---- Provided data
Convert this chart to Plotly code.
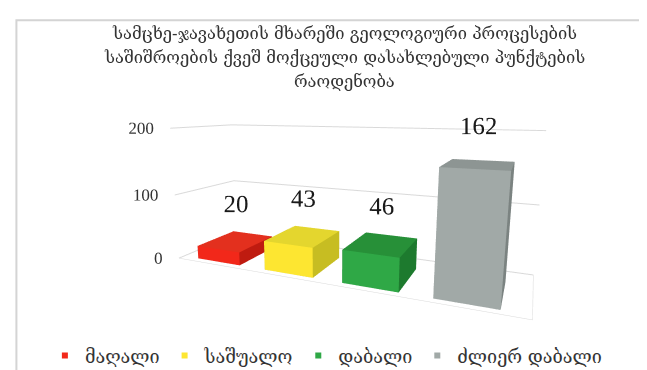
import plotly.graph_objects as go

# data
categories = ["მაღალი", "საშუალო", "დაბალი", "ძლიერ დაბალი"]
values = [20, 43, 46, 162]
title_lines = [
    "სამცხე-ჯავახეთის მხარეში გეოლოგიური პროცესების",
    "საშიშროების ქვეშ მოქცეული დასახლებული პუნქტების",
    "რაოდენობა",
]
z_ticks = [0, 100, 200]

# face colours: front, top, right side
front_cols = ["#f2281a", "#fde631", "#2fa846", "#a1a9a7"]
top_cols = ["#e3301e", "#e4d62e", "#279038", "#8d9593"]
side_cols = ["#bf1b10", "#c7bd22", "#1d7a2e", "#7b8381"]

GEO_FONT = "DejaVu Serif"
NUM_FONT = "Liberation Serif"
X_MIN, X_MAX = -0.55, 3.6
PAD = "\u2800" * 14   # blank padding so the tick labels sit off the wall


def box(i, h, half=0.32, y0=0.08, y1=0.7):
    x0, x1 = i - half, i + half
    xs = [x0, x1, x1, x0, x0, x1, x1, x0]
    ys = [y0, y0, y1, y1, y0, y0, y1, y1]
    zs = [0, 0, 0, 0, h, h, h, h]
    tri = [(0, 1, 2), (0, 2, 3),   # bottom
           (4, 5, 6), (4, 6, 7),   # top
           (0, 1, 5), (0, 5, 4),   # front
           (3, 2, 6), (3, 6, 7),   # back
           (0, 3, 7), (0, 7, 4),   # left
           (1, 2, 6), (1, 6, 5)]   # right
    return xs, ys, zs, tri


fig = go.Figure()

for i, (cat, v) in enumerate(zip(categories, values)):
    xs, ys, zs, tri = box(i, v)
    fc = [side_cols[i]] * 2 + [top_cols[i]] * 2 + [front_cols[i]] * 2 + \
         [side_cols[i]] * 2 + [side_cols[i]] * 2 + [side_cols[i]] * 2
    fig.add_trace(go.Mesh3d(
        x=xs, y=ys, z=zs,
        i=[t[0] for t in tri], j=[t[1] for t in tri], k=[t[2] for t in tri],
        facecolor=fc, flatshading=True,
        lighting=dict(ambient=1, diffuse=0, specular=0, roughness=1, fresnel=0),
        hoverinfo="skip", showlegend=False, showscale=False,
    ))
    # legend entry
    fig.add_trace(go.Scatter3d(
        x=[None], y=[None], z=[None], mode="markers", name=cat,
        marker=dict(symbol="square", size=6, color=front_cols[i]),
    ))

# value labels
fig.add_trace(go.Scatter3d(
    x=list(range(len(values))), y=[0.39] * len(values),
    z=[v + 6 for v in values],
    mode="text", text=[str(v) for v in values],
    textfont=dict(family=NUM_FONT, size=25, color="#1a1a1a"),
    showlegend=False, hoverinfo="skip",
))

# z tick labels kept horizontal (placed at the front-left edge of the box)
fig.add_trace(go.Scatter3d(
    x=[X_MIN] * len(z_ticks), y=[0] * len(z_ticks), z=z_ticks,
    mode="text", text=[f"{t}{PAD}" for t in z_ticks],
    textposition="middle left",
    textfont=dict(family=NUM_FONT, size=17, color="#333"),
    showlegend=False, hoverinfo="skip",
))

# title, one annotation per line
annotations = []
for n, line in enumerate(title_lines):
    annotations.append(dict(
        text=line, xref="paper", yref="paper", x=0.52, xanchor="center",
        y=1 - (26 + 23.5 * n) / 370, yanchor="middle", showarrow=False,
        font=dict(family=GEO_FONT, size=16.5, color="#333"),
    ))

fig.update_layout(
    width=647, height=370,
    paper_bgcolor="white",
    margin=dict(l=0, r=0, t=0, b=0),
    annotations=annotations,
    showlegend=True,
    legend=dict(orientation="h", x=0.057, xanchor="left", y=0.01, yanchor="bottom",
                font=dict(family=GEO_FONT, size=18, color="#333"),
                itemwidth=30),
    scene=dict(
        domain=dict(x=[0, 1], y=[0, 1]),
        aspectmode="manual", aspectratio=dict(x=5.1, y=1.5, z=2.05),
        camera=dict(eye=dict(x=2.4, y=-5.9, z=1.3),
                    center=dict(x=-0.25, y=0, z=0.07),
                    projection=dict(type="perspective")),
        xaxis=dict(range=[X_MIN, X_MAX], showgrid=False, showticklabels=False,
                   title="", showline=True, linecolor="#d9d9d9",
                   zeroline=False, showspikes=False, showbackground=False),
        yaxis=dict(range=[0, 1.0], showgrid=False, showticklabels=False,
                   title="", showline=True, linecolor="#d9d9d9",
                   zeroline=False, showspikes=False, showbackground=False),
        zaxis=dict(range=[0, 202], tickvals=z_ticks, showgrid=True,
                   gridcolor="#d9d9d9", title="", showline=False,
                   showticklabels=False,
                   zeroline=False, showspikes=False, showbackground=False),
    ),
    shapes=[dict(type="rect", xref="paper", yref="paper",
                 x0=0.013, x1=1.2, y0=-0.2, y1=0.967,
                 line=dict(color="#d4d4d4", width=2))],
)

fig.write_html("out.html")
--------
§ **The exercise**
Leave the images out, please, and restate each line word for word.

§ **Correct result**
Convert this chart to Plotly code.
import plotly.graph_objects as go

# data
categories = ["მაღალი", "საშუალო", "დაბალი", "ძლიერ დაბალი"]
values = [20, 43, 46, 162]
title_lines = [
    "სამცხე-ჯავახეთის მხარეში გეოლოგიური პროცესების",
    "საშიშროების ქვეშ მოქცეული დასახლებული პუნქტების",
    "რაოდენობა",
]
z_ticks = [0, 100, 200]

# face colours: front, top, right side
front_cols = ["#f2281a", "#fde631", "#2fa846", "#a1a9a7"]
top_cols = ["#e3301e", "#e4d62e", "#279038", "#8d9593"]
side_cols = ["#bf1b10", "#c7bd22", "#1d7a2e", "#7b8381"]

GEO_FONT = "DejaVu Serif"
NUM_FONT = "Liberation Serif"
X_MIN, X_MAX = -0.55, 3.6
PAD = "\u2800" * 14   # blank padding so the tick labels sit off the wall


def box(i, h, half=0.32, y0=0.08, y1=0.7):
    x0, x1 = i - half, i + half
    xs = [x0, x1, x1, x0, x0, x1, x1, x0]
    ys = [y0, y0, y1, y1, y0, y0, y1, y1]
    zs = [0, 0, 0, 0, h, h, h, h]
    tri = [(0, 1, 2), (0, 2, 3),   # bottom
           (4, 5, 6), (4, 6, 7),   # top
           (0, 1, 5), (0, 5, 4),   # front
           (3, 2, 6), (3, 6, 7),   # back
           (0, 3, 7), (0, 7, 4),   # left
           (1, 2, 6), (1, 6, 5)]   # right
    return xs, ys, zs, tri


fig = go.Figure()

for i, (cat, v) in enumerate(zip(categories, values)):
    xs, ys, zs, tri = box(i, v)
    fc = [side_cols[i]] * 2 + [top_cols[i]] * 2 + [front_cols[i]] * 2 + \
         [side_cols[i]] * 2 + [side_cols[i]] * 2 + [side_cols[i]] * 2
    fig.add_trace(go.Mesh3d(
        x=xs, y=ys, z=zs,
        i=[t[0] for t in tri], j=[t[1] for t in tri], k=[t[2] for t in tri],
        facecolor=fc, flatshading=True,
        lighting=dict(ambient=1, diffuse=0, specular=0, roughness=1, fresnel=0),
        hoverinfo="skip", showlegend=False, showscale=False,
    ))
    # legend entry
    fig.add_trace(go.Scatter3d(
        x=[None], y=[None], z=[None], mode="markers", name=cat,
        marker=dict(symbol="square", size=6, color=front_cols[i]),
    ))

# value labels
fig.add_trace(go.Scatter3d(
    x=list(range(len(values))), y=[0.39] * len(values),
    z=[v + 6 for v in values],
    mode="text", text=[str(v) for v in values],
    textfont=dict(family=NUM_FONT, size=25, color="#1a1a1a"),
    showlegend=False, hoverinfo="skip",
))

# z tick labels kept horizontal (placed at the front-left edge of the box)
fig.add_trace(go.Scatter3d(
    x=[X_MIN] * len(z_ticks), y=[0] * len(z_ticks), z=z_ticks,
    mode="text", text=[f"{t}{PAD}" for t in z_ticks],
    textposition="middle left",
    textfont=dict(family=NUM_FONT, size=17, color="#333"),
    showlegend=False, hoverinfo="skip",
))

# title, one annotation per line
annotations = []
for n, line in enumerate(title_lines):
    annotations.append(dict(
        text=line, xref="paper", yref="paper", x=0.52, xanchor="center",
        y=1 - (26 + 23.5 * n) / 370, yanchor="middle", showarrow=False,
        font=dict(family=GEO_FONT, size=16.5, color="#333"),
    ))

fig.update_layout(
    width=647, height=370,
    paper_bgcolor="white",
    margin=dict(l=0, r=0, t=0, b=0),
    annotations=annotations,
    showlegend=True,
    legend=dict(orientation="h", x=0.057, xanchor="left", y=0.01, yanchor="bottom",
                font=dict(family=GEO_FONT, size=18, color="#333"),
                itemwidth=30),
    scene=dict(
        domain=dict(x=[0, 1], y=[0, 1]),
        aspectmode="manual", aspectratio=dict(x=5.1, y=1.5, z=2.05),
        camera=dict(eye=dict(x=2.4, y=-5.9, z=1.3),
                    center=dict(x=-0.25, y=0, z=0.07),
                    projection=dict(type="perspective")),
        xaxis=dict(range=[X_MIN, X_MAX], showgrid=False, showticklabels=False,
                   title="", showline=True, linecolor="#d9d9d9",
                   zeroline=False, showspikes=False, showbackground=False),
        yaxis=dict(range=[0, 1.0], showgrid=False, showticklabels=False,
                   title="", showline=True, linecolor="#d9d9d9",
                   zeroline=False, showspikes=False, showbackground=False),
        zaxis=dict(range=[0, 202], tickvals=z_ticks, showgrid=True,
                   gridcolor="#d9d9d9", title="", showline=False,
                   showticklabels=False,
                   zeroline=False, showspikes=False, showbackground=False),
    ),
    shapes=[dict(type="rect", xref="paper", yref="paper",
                 x0=0.013, x1=1.2, y0=-0.2, y1=0.967,
                 line=dict(color="#d4d4d4", width=2))],
)

fig.write_html("out.html")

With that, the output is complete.